Negotiations on the roughly $280 billion, five-year bill to expand agriculture and nutrition programs are in disarray with lawmakers from the House and Senate squabbling over how to pay for it. The White House says both the current House and Senate versions are too expensive and has threatened a veto if either one reaches the president's desk with the spending intact.

House members object to several tax breaks in the Senate bill, including provisions to help owners of race horses, landowners who find endangered species on their property and those involved in litigation over the Exxon Valdez oil spill.
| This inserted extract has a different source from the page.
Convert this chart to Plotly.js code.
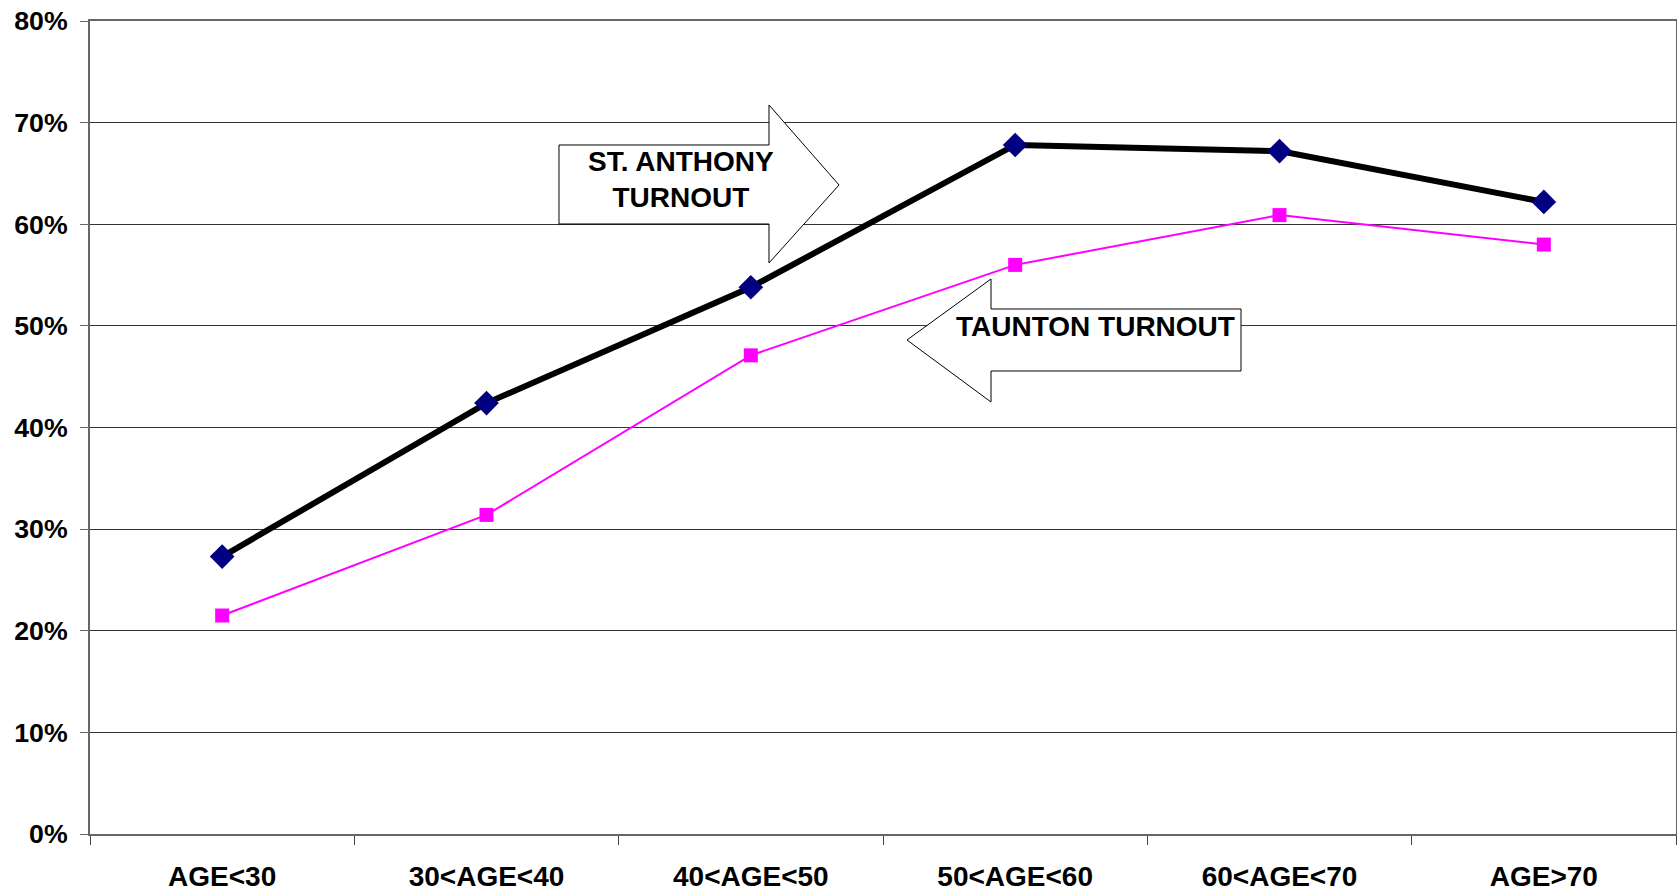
<!DOCTYPE html>
<html>
<head>
<meta charset="utf-8">
<script src="https://cdn.plot.ly/plotly-3.0.1.min.js"></script>
<style>html,body{margin:0;padding:0;background:#fff;}#chart{width:1677px;height:892px;}</style>
</head>
<body>
<div id="chart"></div>
<script>
var categories = ["AGE<30", "30<AGE<40", "40<AGE<50", "50<AGE<60", "60<AGE<70", "AGE>70"];
var stAnthony = [27.3, 42.4, 53.8, 67.8, 67.2, 62.2];
var taunton = [21.5, 31.4, 47.1, 56.0, 60.9, 58.0];
var yTicks = [0, 10, 20, 30, 40, 50, 60, 70, 80];
var yTickLabels = ["0%", "10%", "20%", "30%", "40%", "50%", "60%", "70%", "80%"];
var labelStAnthony = "ST. ANTHONY<br>TURNOUT";
var labelTaunton = "TAUNTON TURNOUT";

var W = 1677, H = 892;
var M = {l: 90, r: 1, t: 21, b: 58};
var PW = W - M.l - M.r, PH = H - M.t - M.b;
function px(x) { return ((x - M.l) / PW).toFixed(5); }
function py(y) { return ((H - M.b - y) / PH).toFixed(5); }
function poly(pts) {
  return 'M' + pts.map(function (p) { return px(p[0]) + ',' + py(p[1]); }).join(' L') + ' Z';
}

var yFont = {family: "Liberation Sans, Arial, sans-serif", size: 26.7, color: "#000", weight: "bold"};
var font = {family: "Liberation Sans, Arial, sans-serif", size: 28, color: "#000", weight: "bold"};

var traces = [
  {
    x: categories, y: taunton, type: "scatter", mode: "lines+markers", name: "TAUNTON",
    line: {color: "#FF00FF", width: 2},
    marker: {symbol: "square", size: 14, color: "#FF00FF"}
  },
  {
    x: categories, y: stAnthony, type: "scatter", mode: "lines+markers", name: "ST. ANTHONY",
    line: {color: "#000000", width: 6},
    marker: {symbol: "diamond", size: 19, color: "#000080"}
  }
];

var layout = {
  width: W, height: H,
  margin: M,
  paper_bgcolor: "#fff", plot_bgcolor: "#fff",
  showlegend: false,
  font: font,
  xaxis: {
    type: "category",
    range: [-0.5, 5.5],
    tickson: "boundaries",
    ticks: "outside", ticklen: 9, tickcolor: "#444", tickwidth: 1,
    showgrid: false,
    showline: true, linecolor: "#666", linewidth: 2, mirror: true,
    tickfont: font,
    ticklabelstandoff: 16,
    fixedrange: true
  },
  yaxis: {
    range: [0, 80],
    tickvals: yTicks, ticktext: yTickLabels,
    ticks: "outside", ticklen: 8, tickcolor: "#666", tickwidth: 1,
    showgrid: true, gridcolor: "#333", gridwidth: 1,
    zeroline: false,
    showline: true, linecolor: "#666", linewidth: 2, mirror: true,
    tickfont: yFont,
    ticklabelstandoff: 7,
    fixedrange: true
  },
  shapes: [
    {
      type: "path", xref: "paper", yref: "paper", layer: "above",
      path: poly([[559,145],[769,145],[769,105],[839,185],[769,263],[769,224],[559,224]]),
      fillcolor: "#fff", line: {color: "#000", width: 1}
    },
    {
      type: "path", xref: "paper", yref: "paper", layer: "above",
      path: poly([[1241,309],[991,309],[991,279],[907,340],[991,402],[991,371],[1241,371]]),
      fillcolor: "#fff", line: {color: "#000", width: 1}
    }
  ],
  annotations: [
    {
      xref: "paper", yref: "paper", x: +px(681), y: +py(180),
      text: labelStAnthony, showarrow: false, font: font, align: "center",
      xanchor: "center", yanchor: "middle"
    },
    {
      xref: "paper", yref: "paper", x: +px(1095), y: +py(327),
      text: labelTaunton, showarrow: false, font: font, align: "center",
      xanchor: "center", yanchor: "middle"
    }
  ]
};

Plotly.newPlot("chart", traces, layout, {displayModeBar: false, staticPlot: true});
</script>
</body>
</html>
House Agriculture Committee Chairman Collin Peterson, D-Minn., and House Ways and Means Committee Chairman Charles Rangel, D-N.Y., have said that many of those tax provisions are not acceptable. The tax package, which also includes a $5 billion program for farmers who lose crops to bad weather, was drawn up by the Senate Finance Committee and helped win 79 votes for the farm bill in that chamber last year.

The horse provision, for example, is a priority for Senate Republican leader Mitch McConnell of Kentucky. Montana Sen. Max Baucus, chairman of the Senate Finance Committee, and North Dakota Sen. Kent Conrad, chairman of the Senate Budget Committee, have insisted on the disaster aid.

Baucus and Rangel have been charged by House and Senate leadership with finding an extra $10 billion over 10 years to help pay for extras added to the bill and to work out the dispute over taxes. Rangel, who has few farmers in his New York City district, has expressed frustration that his committee is responsible for coming up with the money.

Rangel would prefer that any extra money raised by the tax-writing committees be used for the nutrition and food stamp programs that make up two-thirds of the bill's price tag. But he has shown willingness to negotiate with the farm-state senators.

A deal still had not been finalized Wednesday, with some senators appearing frustrated after a late afternoon meeting.

"There are strong, strong feelings on both sides on the tax provisions," Conrad said.